───── DATASET EXCERPTS

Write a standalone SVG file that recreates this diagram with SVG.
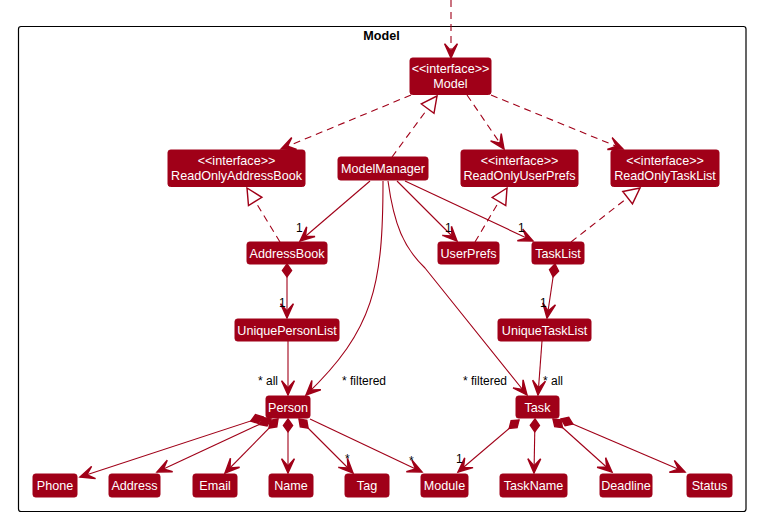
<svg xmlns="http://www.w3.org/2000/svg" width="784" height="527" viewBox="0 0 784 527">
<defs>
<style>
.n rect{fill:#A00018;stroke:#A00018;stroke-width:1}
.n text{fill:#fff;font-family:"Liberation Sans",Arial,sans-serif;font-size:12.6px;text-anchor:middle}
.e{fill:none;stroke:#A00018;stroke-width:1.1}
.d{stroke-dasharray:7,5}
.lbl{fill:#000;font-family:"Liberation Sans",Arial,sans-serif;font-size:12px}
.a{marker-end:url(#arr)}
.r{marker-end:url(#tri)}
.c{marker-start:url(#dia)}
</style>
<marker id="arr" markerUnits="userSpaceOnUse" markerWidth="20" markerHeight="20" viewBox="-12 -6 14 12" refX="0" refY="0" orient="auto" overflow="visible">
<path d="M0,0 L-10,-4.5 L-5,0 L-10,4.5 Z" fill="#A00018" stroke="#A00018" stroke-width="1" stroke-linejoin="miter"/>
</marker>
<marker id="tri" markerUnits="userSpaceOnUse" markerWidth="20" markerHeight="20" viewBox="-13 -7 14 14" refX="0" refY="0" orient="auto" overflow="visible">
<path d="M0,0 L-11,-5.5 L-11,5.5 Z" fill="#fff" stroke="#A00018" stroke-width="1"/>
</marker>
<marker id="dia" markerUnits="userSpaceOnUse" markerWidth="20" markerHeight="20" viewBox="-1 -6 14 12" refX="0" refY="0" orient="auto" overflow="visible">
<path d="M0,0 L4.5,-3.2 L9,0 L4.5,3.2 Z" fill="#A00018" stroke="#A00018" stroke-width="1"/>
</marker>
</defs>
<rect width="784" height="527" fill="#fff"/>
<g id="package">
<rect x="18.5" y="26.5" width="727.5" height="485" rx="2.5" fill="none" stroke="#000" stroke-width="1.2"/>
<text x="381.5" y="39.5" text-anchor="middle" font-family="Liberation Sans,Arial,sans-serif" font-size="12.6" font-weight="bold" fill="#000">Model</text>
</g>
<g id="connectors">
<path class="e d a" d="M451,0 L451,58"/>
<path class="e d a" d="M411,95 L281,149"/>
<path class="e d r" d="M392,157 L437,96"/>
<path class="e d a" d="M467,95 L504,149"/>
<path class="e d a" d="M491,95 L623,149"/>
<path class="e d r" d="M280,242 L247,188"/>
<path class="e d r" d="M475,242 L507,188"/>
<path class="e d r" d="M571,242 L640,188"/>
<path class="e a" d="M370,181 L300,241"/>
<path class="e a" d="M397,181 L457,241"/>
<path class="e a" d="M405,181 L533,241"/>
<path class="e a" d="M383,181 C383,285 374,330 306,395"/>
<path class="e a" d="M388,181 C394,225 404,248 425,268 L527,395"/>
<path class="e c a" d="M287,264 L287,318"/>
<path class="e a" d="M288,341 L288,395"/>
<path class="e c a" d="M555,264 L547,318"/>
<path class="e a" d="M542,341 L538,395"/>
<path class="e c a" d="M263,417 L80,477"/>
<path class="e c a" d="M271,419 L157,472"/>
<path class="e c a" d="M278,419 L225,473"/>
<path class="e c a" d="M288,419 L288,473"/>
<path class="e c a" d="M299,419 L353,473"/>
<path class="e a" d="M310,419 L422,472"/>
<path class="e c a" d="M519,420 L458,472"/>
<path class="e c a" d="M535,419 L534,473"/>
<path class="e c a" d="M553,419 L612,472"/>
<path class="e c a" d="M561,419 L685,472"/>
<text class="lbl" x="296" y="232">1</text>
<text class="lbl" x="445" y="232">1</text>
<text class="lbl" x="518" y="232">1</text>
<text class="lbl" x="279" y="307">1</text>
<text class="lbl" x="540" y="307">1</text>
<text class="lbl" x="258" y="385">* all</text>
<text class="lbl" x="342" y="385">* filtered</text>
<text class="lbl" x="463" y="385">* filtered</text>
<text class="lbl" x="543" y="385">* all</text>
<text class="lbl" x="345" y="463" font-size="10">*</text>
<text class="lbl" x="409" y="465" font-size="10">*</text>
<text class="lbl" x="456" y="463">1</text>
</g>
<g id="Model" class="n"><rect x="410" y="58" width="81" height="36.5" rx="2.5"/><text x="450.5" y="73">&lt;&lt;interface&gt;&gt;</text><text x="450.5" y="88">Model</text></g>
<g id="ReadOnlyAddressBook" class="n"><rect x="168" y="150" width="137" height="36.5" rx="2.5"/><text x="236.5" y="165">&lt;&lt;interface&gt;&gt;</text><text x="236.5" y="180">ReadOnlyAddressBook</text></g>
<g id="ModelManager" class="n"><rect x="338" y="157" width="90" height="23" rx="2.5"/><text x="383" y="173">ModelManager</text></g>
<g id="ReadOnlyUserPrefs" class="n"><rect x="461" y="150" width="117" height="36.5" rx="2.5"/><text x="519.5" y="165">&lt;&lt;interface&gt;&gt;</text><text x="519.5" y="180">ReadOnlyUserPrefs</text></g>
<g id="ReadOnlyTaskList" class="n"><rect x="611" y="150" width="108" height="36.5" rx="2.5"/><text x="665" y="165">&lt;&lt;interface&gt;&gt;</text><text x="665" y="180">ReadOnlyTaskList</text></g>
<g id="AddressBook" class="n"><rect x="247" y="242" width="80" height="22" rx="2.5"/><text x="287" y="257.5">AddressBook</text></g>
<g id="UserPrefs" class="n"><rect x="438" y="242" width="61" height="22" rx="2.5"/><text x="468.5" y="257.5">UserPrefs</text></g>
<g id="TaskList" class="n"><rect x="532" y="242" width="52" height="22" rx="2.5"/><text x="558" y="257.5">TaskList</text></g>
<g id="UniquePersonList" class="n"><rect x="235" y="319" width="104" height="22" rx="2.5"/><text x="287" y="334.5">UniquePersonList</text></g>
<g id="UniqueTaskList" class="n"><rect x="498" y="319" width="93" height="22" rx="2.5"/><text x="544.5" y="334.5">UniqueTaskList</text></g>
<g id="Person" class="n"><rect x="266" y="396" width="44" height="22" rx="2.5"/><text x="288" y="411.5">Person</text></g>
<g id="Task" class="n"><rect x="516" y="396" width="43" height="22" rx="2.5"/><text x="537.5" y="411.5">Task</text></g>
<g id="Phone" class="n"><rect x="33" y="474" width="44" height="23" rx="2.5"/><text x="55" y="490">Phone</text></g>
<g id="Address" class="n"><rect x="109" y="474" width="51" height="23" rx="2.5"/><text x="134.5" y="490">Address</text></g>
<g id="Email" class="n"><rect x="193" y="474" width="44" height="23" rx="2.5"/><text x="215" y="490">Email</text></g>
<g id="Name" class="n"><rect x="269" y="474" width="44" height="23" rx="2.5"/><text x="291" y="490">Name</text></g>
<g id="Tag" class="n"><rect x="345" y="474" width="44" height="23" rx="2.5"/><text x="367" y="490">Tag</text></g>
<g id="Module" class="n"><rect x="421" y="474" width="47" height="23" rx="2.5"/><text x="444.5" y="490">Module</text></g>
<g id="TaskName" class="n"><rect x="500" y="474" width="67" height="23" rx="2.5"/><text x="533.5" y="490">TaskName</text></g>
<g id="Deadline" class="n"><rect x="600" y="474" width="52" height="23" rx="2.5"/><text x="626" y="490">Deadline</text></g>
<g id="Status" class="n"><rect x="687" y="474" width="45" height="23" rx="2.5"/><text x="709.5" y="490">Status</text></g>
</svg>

──────────
───── DATASET EXCERPTS

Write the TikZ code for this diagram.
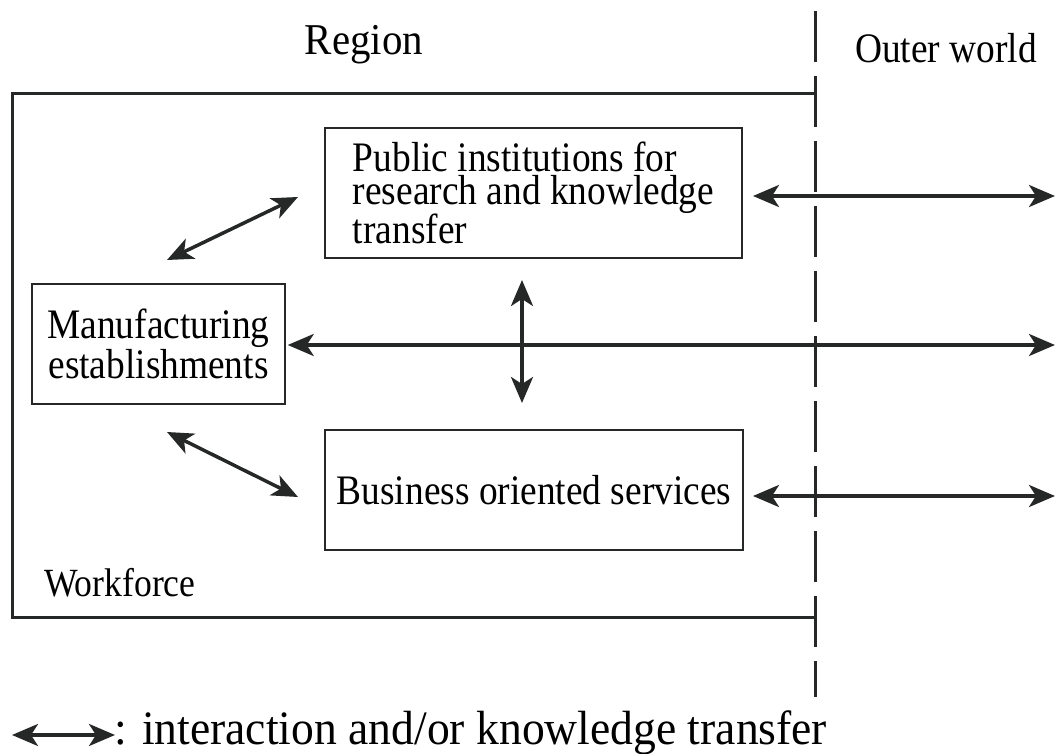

──────────

EXERCISE GOAL
All lines in the data that contain the word "diagram" should be copied.

SOLUTION
Write a standalone SVG file that recreates this diagram with SVG.
Write the TikZ code for this diagram.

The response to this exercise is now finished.